We are used to conflict between energy extraction and human habitation in the case of fossil fuels. Fracking and oil drilling inevitably lead to disastrous results in proximity to organic life: contaminated, flammable groundwater, oil slicks and oil spills to name a few. However, Iceland provides a look into a new paradigm which reverses this dynamic, promoting instead a closely intertwined co-habitation with renewable energy extraction in extreme environments, which can produce entire new ecosystems of machine architectures which deliver upon the Corbusien promise of a Machine for Living, injecting it with a new urgency in the form of an energy imperative. In this context, Archigram's visionary Walking and Plug-In cities develop a contemporary relevance to current energy and environmental concerns. Indeed, such mobile cities would be essential in the constantly shifting landscape of such extreme environments where renewable energy extraction is richest. For now, Iceland simply copes with continuing eruptions and the changing landscape by building anew and accepting catastrophic events like the 2008 earthquake which reshaped the Hverageroi geothermal fields. Formerly conflicting drives between the modernist/futurist dream of the machine and contemporary environmental awareness are realigned in this paradigm to produce a machine architecture of symbiosis.
Too often, speculation on alternative relationships between architecture and environmental concerns leads to design solutions which provoke but ultimately are relegated to the world of science fiction out of a lack of believable economic incentive. The fundamental driver for such a paradigm shift in architecture and its occupation is ill-considered in most briefs, with most architects focusing instead on the spatial and architectural ramifications, producing beautiful but ultimately irrelevant dreams.

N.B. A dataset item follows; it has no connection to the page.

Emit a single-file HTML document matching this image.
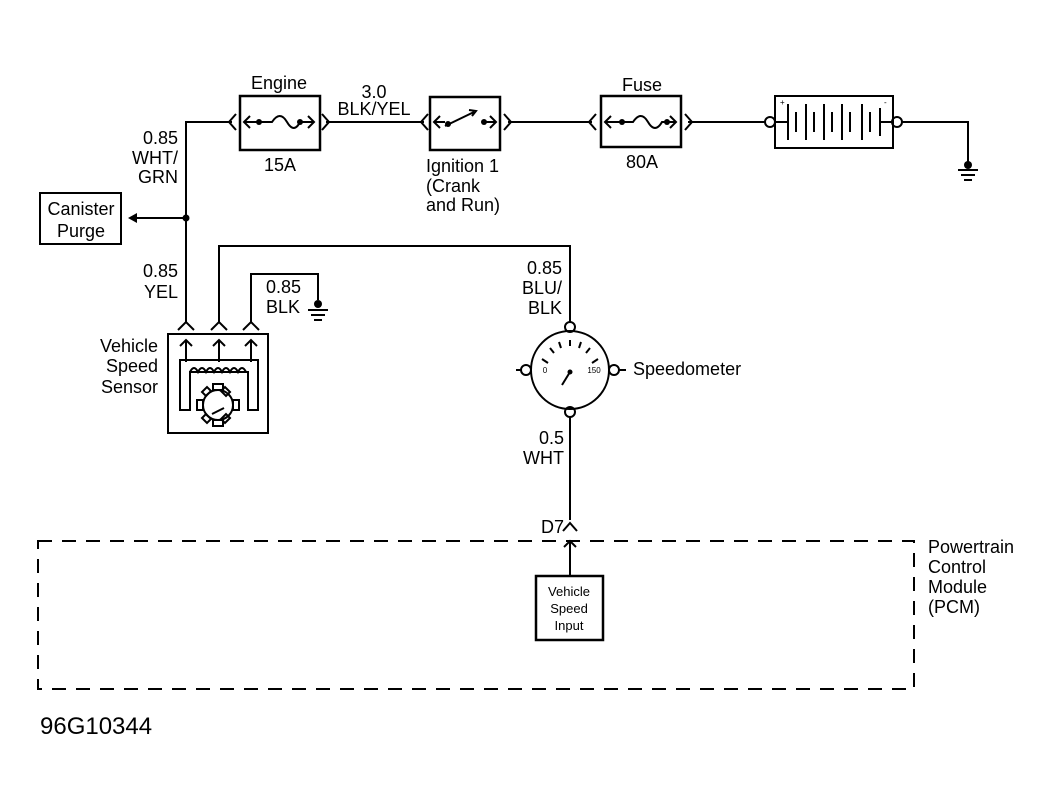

However, a direct link in Iceland between landscape, power and architecture is immediately apparent. Networks of pipelines cross steaming and hissing lava fields, while futuristic architectures stand in isolation, belching steam and boiling water in brilliant shades of blue. The similarity to a science fiction image of a moon colony is merited: Iceland has served as the training grounds for multiple Apollo missions, with Neil Armstrong and 9 out of 12 astronauts to set foot on the moon having trained in Iceland. Even cinema has capitalized on the extreme nature of Iceland's landscape: Jules Verne set Snaefell Glacier as the setting for his famous Journey to the Center of the Earth, and Ridley Scott's Prometheus opens at Dettifoss.
Imagery aside, Iceland provides a real and current imperative for the invention of new machine architectures to provide models for energy extraction and co-habitation according to inexorable trends in the global energy market.